We'd like to estimate range of temperatures over which this methanol fueled fire starter will successfully operate.

In [1]:
from IPython.display import YouTubeVideo

The flammability limits of methanol in air at 1 atmosphere pressure correspond to vapor phase mole fractions in the range

$$ 6.7 \mbox{ mol%} \leq y_{MeOH} \leq 36 \mbox{ mol%} $$

Assuming the pure methanol located in the wick of this fire starter reaches a vapor-liquid with air in the device, find the lower and upper operating temperatures for this device.

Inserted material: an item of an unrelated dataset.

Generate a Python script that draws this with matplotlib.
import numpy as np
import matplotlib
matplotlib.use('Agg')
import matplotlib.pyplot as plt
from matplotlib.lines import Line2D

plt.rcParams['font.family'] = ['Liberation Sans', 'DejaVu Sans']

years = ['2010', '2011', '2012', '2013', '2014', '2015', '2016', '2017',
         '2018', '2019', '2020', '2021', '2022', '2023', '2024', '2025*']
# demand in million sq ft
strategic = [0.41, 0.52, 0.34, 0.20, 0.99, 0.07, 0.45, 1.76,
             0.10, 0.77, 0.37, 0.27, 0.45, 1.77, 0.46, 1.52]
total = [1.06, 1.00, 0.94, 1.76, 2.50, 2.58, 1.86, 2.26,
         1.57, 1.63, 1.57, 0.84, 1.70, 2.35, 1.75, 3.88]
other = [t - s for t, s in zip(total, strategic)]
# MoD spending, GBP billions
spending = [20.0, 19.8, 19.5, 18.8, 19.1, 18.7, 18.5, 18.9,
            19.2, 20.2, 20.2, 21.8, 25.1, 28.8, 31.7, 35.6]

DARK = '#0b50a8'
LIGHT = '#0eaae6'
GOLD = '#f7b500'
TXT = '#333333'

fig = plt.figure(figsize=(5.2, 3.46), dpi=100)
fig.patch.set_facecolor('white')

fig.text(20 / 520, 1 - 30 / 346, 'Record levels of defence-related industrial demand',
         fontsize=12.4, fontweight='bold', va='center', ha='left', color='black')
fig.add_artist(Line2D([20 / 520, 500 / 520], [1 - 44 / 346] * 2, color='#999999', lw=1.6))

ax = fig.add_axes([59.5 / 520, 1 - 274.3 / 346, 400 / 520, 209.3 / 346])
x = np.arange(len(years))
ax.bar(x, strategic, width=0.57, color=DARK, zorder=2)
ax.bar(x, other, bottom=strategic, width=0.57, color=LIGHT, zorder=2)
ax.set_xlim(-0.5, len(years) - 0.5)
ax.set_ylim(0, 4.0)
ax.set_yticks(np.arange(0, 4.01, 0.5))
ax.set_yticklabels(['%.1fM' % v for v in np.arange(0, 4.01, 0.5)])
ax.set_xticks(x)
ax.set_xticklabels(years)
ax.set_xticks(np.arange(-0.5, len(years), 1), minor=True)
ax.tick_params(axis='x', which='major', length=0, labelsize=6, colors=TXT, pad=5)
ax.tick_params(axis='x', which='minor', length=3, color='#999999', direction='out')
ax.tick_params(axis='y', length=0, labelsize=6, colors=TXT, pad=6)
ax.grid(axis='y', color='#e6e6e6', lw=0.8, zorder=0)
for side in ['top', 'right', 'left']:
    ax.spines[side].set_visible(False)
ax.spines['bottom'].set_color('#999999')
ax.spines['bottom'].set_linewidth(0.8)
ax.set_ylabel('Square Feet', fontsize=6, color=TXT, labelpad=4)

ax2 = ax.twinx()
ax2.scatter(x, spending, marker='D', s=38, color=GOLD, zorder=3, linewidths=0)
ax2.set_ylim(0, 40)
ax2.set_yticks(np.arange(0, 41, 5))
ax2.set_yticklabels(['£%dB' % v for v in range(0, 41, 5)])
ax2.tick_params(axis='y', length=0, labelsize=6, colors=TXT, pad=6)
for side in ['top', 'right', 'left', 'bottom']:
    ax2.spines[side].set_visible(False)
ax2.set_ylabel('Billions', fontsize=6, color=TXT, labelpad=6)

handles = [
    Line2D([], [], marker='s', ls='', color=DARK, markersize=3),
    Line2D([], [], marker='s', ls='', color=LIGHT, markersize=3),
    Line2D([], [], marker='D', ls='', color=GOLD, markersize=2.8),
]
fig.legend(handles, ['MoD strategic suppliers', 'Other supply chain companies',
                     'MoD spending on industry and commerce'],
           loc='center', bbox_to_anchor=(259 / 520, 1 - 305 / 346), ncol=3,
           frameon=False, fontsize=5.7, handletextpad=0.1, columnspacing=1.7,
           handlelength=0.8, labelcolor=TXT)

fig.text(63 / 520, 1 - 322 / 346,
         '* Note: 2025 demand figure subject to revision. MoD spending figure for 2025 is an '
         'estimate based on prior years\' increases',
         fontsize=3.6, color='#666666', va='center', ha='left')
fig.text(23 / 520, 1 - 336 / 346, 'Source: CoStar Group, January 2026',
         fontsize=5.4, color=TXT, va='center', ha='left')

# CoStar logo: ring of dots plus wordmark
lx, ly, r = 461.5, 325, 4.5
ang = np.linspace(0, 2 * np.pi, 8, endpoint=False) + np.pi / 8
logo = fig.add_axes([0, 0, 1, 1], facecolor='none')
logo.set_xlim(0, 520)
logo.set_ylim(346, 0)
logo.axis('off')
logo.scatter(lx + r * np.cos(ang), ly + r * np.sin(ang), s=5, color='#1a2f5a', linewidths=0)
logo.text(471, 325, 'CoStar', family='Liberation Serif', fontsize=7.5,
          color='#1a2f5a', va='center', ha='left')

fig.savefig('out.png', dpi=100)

Antoine's Equation for the Saturation Pressure of Methanol

The first thing we'll do is define a simple python function to calculate the saturation pressure of methanol at a given temperature using Antoine's equation

$$\log_{10} P^{sat} = A - \frac{B}{T + C}$$

Constants for methanol can be found in the back of the course textbook for the case where pressure is given in units of mmHg and temperature in degrees centigrade.

In [2]:
# Pressure in mmHg, Temperature in degrees C

A = 7.89750
B = 1474.08
C = 229.13

def Psat(T):
    return 10**(A - B/(T+C))

To test the function, we'll plot the saturation pressure of methanol for a limited range of temperatures.

In [3]:
import numpy as np
import matplotlib.pyplot as plt

%matplotlib inline

T = np.linspace(-14.0, 65.0, 200)


plt.xlabel('Temperature [deg C]')
plt.ylabel('Pressure [mmHg]')
plt.title('Saturation Pressure of Methanol')

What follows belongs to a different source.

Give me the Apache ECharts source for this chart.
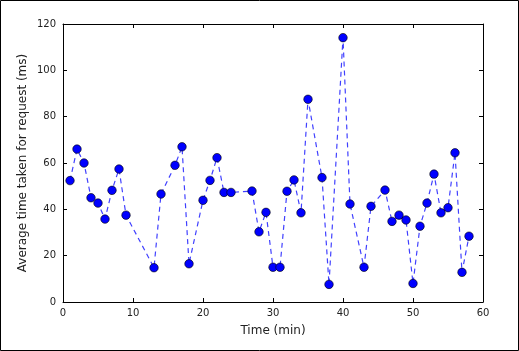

Equilibrium Vapor Composition at Room Temperature

By Dalton's law, the partial pressure of pure methanol is equal to the saturation pressure,

$$y_{MeOH} P = P^{sat}_{MeOH}(T)$$

Solving for the mole fraction of methanol in the vapor phase

$$y_{MeOH} = \frac{P^{sat}_{MeOH}(T)}{P}$$

In [9]:
print("Methanol Vapor Pressure at 25 deg C =",round(Psat(25.0),2),"mmHg")
Methanol Vapor Pressure at 25 deg C = 125.03 mmHg

At atmospheric pressure of 760 mmHg, the mole fraction of methanol is given by

In [10]:
print("Mole Fraction Methanol at 25 deg C and 1 atmosphere =",round(Psat(25.0)/760.0,3))
Mole Fraction Methanol at 25 deg C and 1 atmosphere = 0.165

Since this is within the flammability limits of methanol, the fire starter should work at room temperatures.

Lower Operating Temperature Limit

At the lower flammability limit, the partial pressure of methanol will be

$$P_{MeOH} = y_{MeOH}P$$

In [11]:
P_MeOH = 0.067*760
print(P_MeOH, "mm Hg")
50.92 mm Hg

Next we need to solve for the temperature at which the partial pressure of methanol is at the lower flammability limit.

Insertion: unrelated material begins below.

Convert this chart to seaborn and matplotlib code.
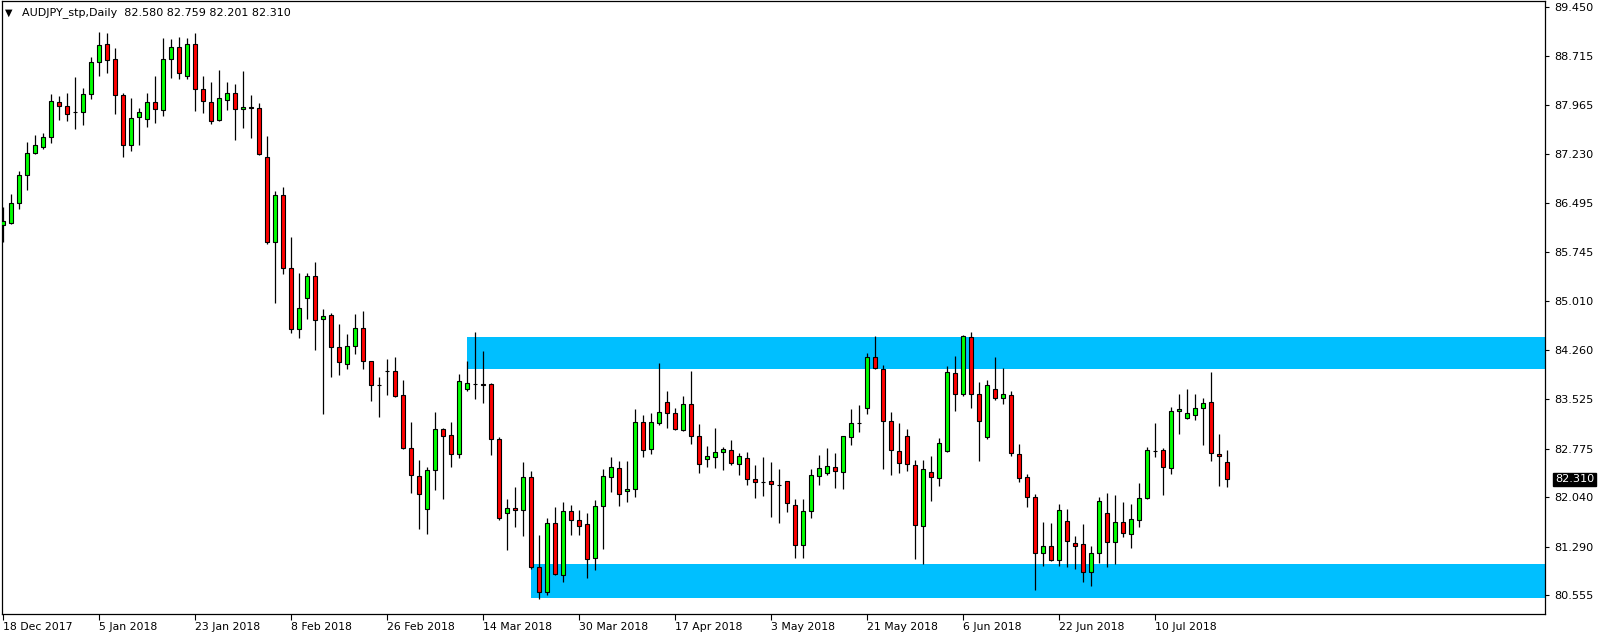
import matplotlib
matplotlib.use("Agg")
import matplotlib.pyplot as plt
import matplotlib.transforms as mtransforms
from matplotlib.patches import Rectangle
import seaborn as sns
import pandas as pd

# Daily AUDJPY candles (18 Dec 2017 -> Jul 2018)
opens = [86.152, 86.192, 86.485, 86.908, 87.241, 87.332, 87.483, 88.012, 87.952, 87.861,
         87.861, 88.133, 88.617, 88.890, 88.663, 88.118, 87.362, 87.786, 87.755, 88.012,
         87.891, 88.663, 88.844, 88.406, 88.890, 88.209, 88.012, 87.740, 88.043, 88.149,
         87.907, 87.937, 87.922, 87.181, 85.905, 86.606, 85.502, 84.580, 85.048, 85.381,
         84.730, 84.791, 84.307, 84.050, 84.322, 84.594, 84.095, 83.742, 83.944, 83.944,
         83.581, 82.779, 82.356, 81.857, 82.447, 83.067, 82.976, 82.689, 83.672, 83.758,
         83.753, 83.748, 82.916, 81.797, 81.872, 81.842, 82.341, 80.980, 80.602, 81.645,
         80.859, 81.827, 81.691, 81.630, 81.116, 81.902, 82.341, 82.477, 82.129, 82.160,
         83.173, 82.765, 83.158, 83.476, 83.309, 83.052, 83.445, 82.961, 82.613, 82.644,
         82.719, 82.750, 82.538, 82.629, 82.311, 82.276, 82.281, 82.221, 82.281, 81.918,
         81.313, 81.827, 82.357, 82.402, 82.493, 82.417, 82.946, 83.158, 83.385, 84.156,
         83.975, 83.188, 82.735, 82.962, 82.523, 81.600, 82.417, 82.326, 82.735, 83.914,
         83.597, 84.459, 83.597, 82.946, 83.672, 83.536, 83.582, 82.689, 82.342, 82.039,
         81.192, 81.298, 81.086, 81.676, 81.344, 81.328, 80.905, 81.192, 81.797, 81.359,
         81.661, 81.480, 81.691, 82.024, 82.745, 82.750, 82.478, 83.340, 83.234, 83.279,
         83.385, 83.476, 82.690, 82.580]
highs = [86.434, 86.626, 86.974, 87.412, 87.518, 87.549, 88.138, 88.108, 88.149, 88.396,
         88.229, 88.693, 89.076, 89.061, 88.834, 88.149, 88.078, 87.922, 88.149, 88.406,
         88.985, 88.970, 88.995, 88.985, 89.061, 88.411, 88.320, 88.501, 88.320, 88.290,
         88.486, 88.123, 87.997, 87.503, 86.666, 86.727, 85.976, 85.431, 85.426, 85.592,
         84.882, 84.821, 84.655, 84.504, 84.806, 84.851, 84.095, 83.853, 84.125, 84.156,
         83.808, 83.173, 82.598, 82.492, 83.324, 83.082, 83.173, 83.899, 84.100, 84.539,
         84.252, 83.763, 82.946, 82.008, 82.195, 82.568, 82.432, 81.464, 81.721, 81.887,
         81.963, 81.918, 81.842, 81.797, 81.993, 82.467, 82.649, 82.588, 82.588, 83.370,
         83.279, 83.309, 84.065, 83.642, 83.385, 83.566, 83.944, 83.143, 82.810, 83.082,
         82.795, 82.901, 82.704, 82.719, 82.523, 82.649, 82.573, 82.468, 82.281, 82.009,
         82.009, 82.468, 82.679, 82.785, 82.710, 82.970, 83.370, 83.430, 84.217, 84.479,
         84.035, 83.325, 83.158, 83.067, 82.599, 82.599, 82.659, 82.931, 84.020, 84.171,
         84.489, 84.534, 83.778, 83.809, 84.156, 83.990, 83.642, 82.841, 82.387, 82.084,
         81.661, 81.646, 81.933, 81.858, 81.449, 81.631, 81.298, 82.039, 82.100, 82.069,
         81.964, 81.933, 82.251, 82.795, 83.158, 82.780, 83.400, 83.597, 83.673, 83.597,
         83.536, 83.930, 82.992, 82.759]
lows = [85.905, 86.177, 86.404, 86.692, 87.236, 87.312, 87.402, 87.750, 87.735, 87.614,
        87.675, 88.068, 88.416, 88.461, 87.841, 87.191, 87.281, 87.372, 87.644, 87.705,
        87.811, 88.385, 88.360, 88.360, 87.886, 87.856, 87.690, 87.735, 87.902, 87.448,
        87.629, 87.478, 87.221, 85.875, 84.983, 85.411, 84.520, 84.450, 84.740, 84.272,
        83.304, 83.863, 83.894, 83.984, 84.201, 83.984, 83.500, 83.258, 83.591, 83.561,
        82.774, 82.109, 81.554, 81.479, 82.154, 82.008, 82.492, 82.628, 83.647, 83.531,
        83.470, 82.684, 81.701, 81.247, 81.595, 81.459, 80.960, 80.496, 80.556, 80.859,
        80.753, 81.464, 81.474, 80.824, 80.934, 81.252, 82.124, 81.903, 81.963, 82.049,
        82.654, 82.689, 83.128, 83.092, 83.052, 83.037, 82.850, 82.412, 82.492, 82.477,
        82.447, 82.523, 82.371, 82.220, 82.024, 82.064, 81.747, 81.656, 81.822, 81.127,
        81.127, 81.732, 82.231, 82.372, 82.185, 82.170, 82.825, 83.032, 83.304, 83.975,
        82.473, 82.372, 82.402, 82.432, 81.101, 81.026, 81.989, 82.205, 82.720, 83.340,
        83.567, 83.385, 82.583, 82.916, 83.506, 83.446, 82.659, 82.266, 81.888, 80.633,
        80.995, 81.071, 80.995, 80.981, 80.960, 80.754, 80.693, 81.041, 80.981, 81.026,
        81.434, 81.268, 81.586, 82.009, 82.644, 82.069, 82.387, 82.992, 83.219, 83.204,
        82.826, 82.584, 82.206, 82.201]
closes = [86.213, 86.485, 86.908, 87.241, 87.362, 87.483, 88.028, 87.952, 87.831, 87.861,
          88.133, 88.617, 88.874, 88.648, 88.118, 87.362, 87.770, 87.861, 88.012, 87.907,
          88.663, 88.844, 88.451, 88.890, 88.209, 88.028, 87.725, 88.073, 88.149, 87.907,
          87.937, 87.922, 87.226, 85.905, 86.606, 85.502, 84.580, 84.898, 85.381, 84.725,
          84.776, 84.307, 84.080, 84.322, 84.594, 84.095, 83.732, 83.742, 83.944, 83.576,
          82.779, 82.371, 82.084, 82.447, 83.067, 82.961, 82.689, 83.793, 83.763, 83.758,
          83.732, 82.916, 81.721, 81.872, 81.842, 82.341, 80.980, 80.602, 81.645, 80.874,
          81.827, 81.691, 81.600, 81.101, 81.902, 82.356, 82.492, 82.084, 82.160, 83.173,
          82.750, 83.173, 83.324, 83.309, 83.067, 83.445, 82.961, 82.538, 82.659, 82.719,
          82.765, 82.553, 82.659, 82.311, 82.266, 82.266, 82.236, 82.221, 81.948, 81.313,
          81.827, 82.372, 82.478, 82.508, 82.432, 82.962, 83.158, 83.158, 84.156, 83.990,
          83.188, 82.750, 82.553, 82.538, 81.616, 82.462, 82.342, 82.856, 83.930, 83.597,
          84.474, 83.597, 83.188, 83.733, 83.536, 83.597, 82.704, 82.326, 82.039, 81.192,
          81.298, 81.086, 81.842, 81.374, 81.298, 80.905, 81.192, 81.979, 81.359, 81.661,
          81.495, 81.706, 82.024, 82.750, 82.745, 82.493, 83.340, 83.370, 83.310, 83.385,
          83.461, 82.705, 82.659, 82.310]

# date labels every 12 bars
date_labels = ["18 Dec 2017", "5 Jan 2018", "23 Jan 2018", "8 Feb 2018", "26 Feb 2018",
               "14 Mar 2018", "30 Mar 2018", "17 Apr 2018", "3 May 2018", "21 May 2018",
               "6 Jun 2018", "22 Jun 2018", "10 Jul 2018"]
price_ticks = [89.450, 88.715, 87.965, 87.230, 86.495, 85.745, 85.010,
               84.260, 83.525, 82.775, 82.040, 81.290, 80.555]

# supply / demand zones (start bar, low, high)
zone_start = [58, 66]
zone_low = [83.984, 80.512]
zone_high = [84.464, 81.031]

df = pd.DataFrame({"open": opens, "high": highs, "low": lows, "close": closes})
df["bar"] = range(len(df))
df["body"] = df["close"] - df["open"]
df["color"] = ["#00FF00" if b > 0 else ("#FF0000" if b < 0 else "black") for b in df["body"]]

sns.set_style("white")
plt.rcParams["font.family"] = ["DejaVu Sans"]

W, H = 1604, 638
fig = plt.figure(figsize=(W / 100, H / 100), dpi=100)
ax = fig.add_axes([2 / W, 24 / H, 1543 / W, 613.5 / H])

xmax = 192.7
for s, lo, hi in zip(zone_start, zone_low, zone_high):
    ax.add_patch(Rectangle((s, lo), xmax + 10 - s, hi - lo, facecolor="#00BFFF",
                           edgecolor="none", zorder=1))

ax.vlines(df["bar"], df["low"], df["high"], color="black", linewidth=0.9, zorder=2)
ax.bar(df["bar"], df["body"], bottom=df["open"], width=0.48, color=df["color"],
       edgecolor="black", linewidth=0.8, zorder=3)

ax.set_xlim(-0.16, xmax)
ax.set_ylim(80.274, 89.553)

ax.yaxis.tick_right()
ax.set_yticks(price_ticks)
ax.set_yticklabels([f"{p:.3f}" for p in price_ticks])
ax.set_xticks(range(0, 12 * len(date_labels), 12))
ax.set_xticklabels(date_labels)
for lab in ax.get_xticklabels():
    lab.set_horizontalalignment("left")
ax.tick_params(axis="y", which="both", right=True, left=False, direction="out",
               length=3, width=0.8, pad=4, labelsize=8.1, colors="black")
ax.tick_params(axis="x", bottom=True, direction="out", length=4, width=0.8,
               pad=1.5, labelsize=7.8, colors="black")
for sp in ax.spines.values():
    sp.set_color("black")
    sp.set_linewidth(0.9)
ax.grid(False)

# current price marker on the price scale
trans = mtransforms.blended_transform_factory(ax.transAxes, ax.transData)
ax.text(1.0 + 10 / 1543, closes[-1], f"{closes[-1]:.3f}", transform=trans,
        color="white", fontsize=8.1, va="center", ha="left", zorder=5,
        bbox=dict(boxstyle="square,pad=0.15", facecolor="black", edgecolor="black"),
        clip_on=False)

# header
fig.text(5 / W, 1 - 13 / H, "\u25bc", fontsize=7, va="center", ha="left", color="black")
fig.text(22 / W, 1 - 13 / H,
         f"AUDJPY_stp,Daily  {opens[-1]:.3f} {highs[-1]:.3f} {lows[-1]:.3f} {closes[-1]:.3f}",
         fontsize=8.0, va="center", ha="left", color="black")

fig.savefig("out.png", dpi=100, facecolor="white")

$$P^{sat}_{MeOH}(T) = P_{MeOH}$$

We'll first attempt a solution by trial and error, then we'll use an equation solve to get an accurate solution. Let's start with a guess of 15 deg C.

In [12]:
print(Psat(15.0), "mmHg")
72.3445037835956 mmHg

That's too high. Let's try some more values

In [13]:
print(Psat(10.0), "mmHg")
54.09464146182495 mmHg
In [17]:
print(Psat(5.0), "mmHg")
39.94943048219959 mmHg
In [18]:
print(Psat(7.5), "mmHg")
46.56159278041358 mmHg
In [19]:
print(Psat(8.75), "mmHg")
50.20675457715808 mmHg
In [20]:
print(Psat(9.0), "mmHg")
50.96450071477327 mmHg

So $T = 9$ deg C is pretty close. To get a precise answer, use the brentq equation solving function from scipy.optimize.

In [21]:
from scipy.optimize import brentq

def f(T):
    return Psat(T) - P_MeOH

Tlow = brentq(f,5,15)
print("Lower Flammability Temperature = ", Tlow, "deg C")
print("Lower Flammability Temperature = ", 32.0 + 9.0*Tlow/5.0, "deg F")
Lower Flammability Temperature =  8.98540669181148 deg C
Lower Flammability Temperature =  48.173732045260664 deg F


Calculate the upper limit on temperature at which this lighter can operate.